WHY YOU SHOULD ALWAYS TEST FOR MOLD BEFORE BUYING A NEW HOME
Hiring a professional home inspector when you’re about to buy a new house is typically something most home owners do without a second thought. After all, you want to ensure that unexpected costs or repairs don’t suddenly appear after you’ve closed the deal. But have you also ever considered getting a professional mold inspector to sweep your house?
Typically, a mold inspector is only ever called when you smell something off or have actually found mold in your home. However, mold isn’t always visible to the naked eye, especially if it’s hiding behind walls or plywood. Which means in a new home, you wouldn’t know until later.
Eco Abate Inc. explains why you should hire a mold inspector before you buy a new house:
What happens during a mold inspection?
A mold inspector will come to the house and look for places where mold tends to grow. An inspector will be able to tell where and why there is mold growth. If it’s a matter of moisture or previous water damage, the inspector will be able to tell you so you can properly bring in a mold removal expert. An inspector may also take air samples to test whether or not there are mold spores in the air. While not all mold is dangerous, a mold inspector will also be able to identify the type of mold, if any should be found.

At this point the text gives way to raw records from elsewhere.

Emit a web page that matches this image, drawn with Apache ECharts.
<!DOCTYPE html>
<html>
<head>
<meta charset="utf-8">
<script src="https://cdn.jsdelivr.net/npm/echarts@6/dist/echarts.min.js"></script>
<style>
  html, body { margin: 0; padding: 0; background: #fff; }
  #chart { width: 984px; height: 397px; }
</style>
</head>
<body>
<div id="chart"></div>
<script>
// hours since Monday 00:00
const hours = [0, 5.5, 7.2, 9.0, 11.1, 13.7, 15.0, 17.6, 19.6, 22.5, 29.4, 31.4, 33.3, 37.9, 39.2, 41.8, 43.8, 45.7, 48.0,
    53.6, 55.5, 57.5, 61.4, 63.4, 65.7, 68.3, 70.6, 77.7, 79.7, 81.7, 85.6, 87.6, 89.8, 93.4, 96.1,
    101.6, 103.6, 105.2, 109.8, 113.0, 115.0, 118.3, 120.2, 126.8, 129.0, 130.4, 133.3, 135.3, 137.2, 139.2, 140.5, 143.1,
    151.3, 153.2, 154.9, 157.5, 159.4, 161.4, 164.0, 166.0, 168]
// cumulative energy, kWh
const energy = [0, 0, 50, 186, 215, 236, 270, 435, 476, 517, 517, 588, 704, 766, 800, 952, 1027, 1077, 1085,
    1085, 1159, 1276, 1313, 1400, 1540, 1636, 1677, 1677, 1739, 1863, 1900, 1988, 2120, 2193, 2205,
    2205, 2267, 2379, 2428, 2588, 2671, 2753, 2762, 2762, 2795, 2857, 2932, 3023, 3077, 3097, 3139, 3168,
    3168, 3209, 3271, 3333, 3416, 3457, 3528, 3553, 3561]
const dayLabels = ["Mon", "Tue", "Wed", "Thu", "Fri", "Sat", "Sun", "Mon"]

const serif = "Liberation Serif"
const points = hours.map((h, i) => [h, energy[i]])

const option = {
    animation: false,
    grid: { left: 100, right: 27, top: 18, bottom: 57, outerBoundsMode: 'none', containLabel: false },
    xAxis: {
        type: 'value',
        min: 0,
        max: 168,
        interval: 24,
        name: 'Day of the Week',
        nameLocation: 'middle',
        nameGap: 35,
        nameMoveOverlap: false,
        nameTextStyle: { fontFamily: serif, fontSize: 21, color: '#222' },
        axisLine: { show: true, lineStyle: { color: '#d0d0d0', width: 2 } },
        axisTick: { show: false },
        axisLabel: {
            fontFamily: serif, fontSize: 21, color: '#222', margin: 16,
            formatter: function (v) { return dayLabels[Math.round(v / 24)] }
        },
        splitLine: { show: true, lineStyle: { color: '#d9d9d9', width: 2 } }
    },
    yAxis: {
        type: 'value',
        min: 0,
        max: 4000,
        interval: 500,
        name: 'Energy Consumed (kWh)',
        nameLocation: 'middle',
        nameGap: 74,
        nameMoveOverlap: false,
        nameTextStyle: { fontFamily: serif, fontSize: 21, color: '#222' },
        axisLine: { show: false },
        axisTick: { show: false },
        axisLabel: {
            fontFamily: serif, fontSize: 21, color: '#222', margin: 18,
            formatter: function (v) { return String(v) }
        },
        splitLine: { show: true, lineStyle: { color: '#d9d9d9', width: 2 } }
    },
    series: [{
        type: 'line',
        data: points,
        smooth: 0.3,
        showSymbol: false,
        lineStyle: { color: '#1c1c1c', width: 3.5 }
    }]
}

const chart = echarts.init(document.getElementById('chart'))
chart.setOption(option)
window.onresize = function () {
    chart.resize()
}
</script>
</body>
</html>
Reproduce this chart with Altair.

You can also learn about telltale signs there might be mold in your home, for future reference.
A mold inspection will provide peace of mind and assurance in your new home
Investing in a new home is a major financial decision, which is why many people hire a home inspector to make sure everything is in proper order. But you also want to make sure your health is secure and avoid a minor mold problem developing into something more serious. If an inspection does reveal something, then you can assess how serious it is and deal with it right away. If an inspection confirms your home is safe however, then you are already on the right track with continuing to keep your home mold free. When it comes to any inspection, it’s always better to be safe now, than sorry later.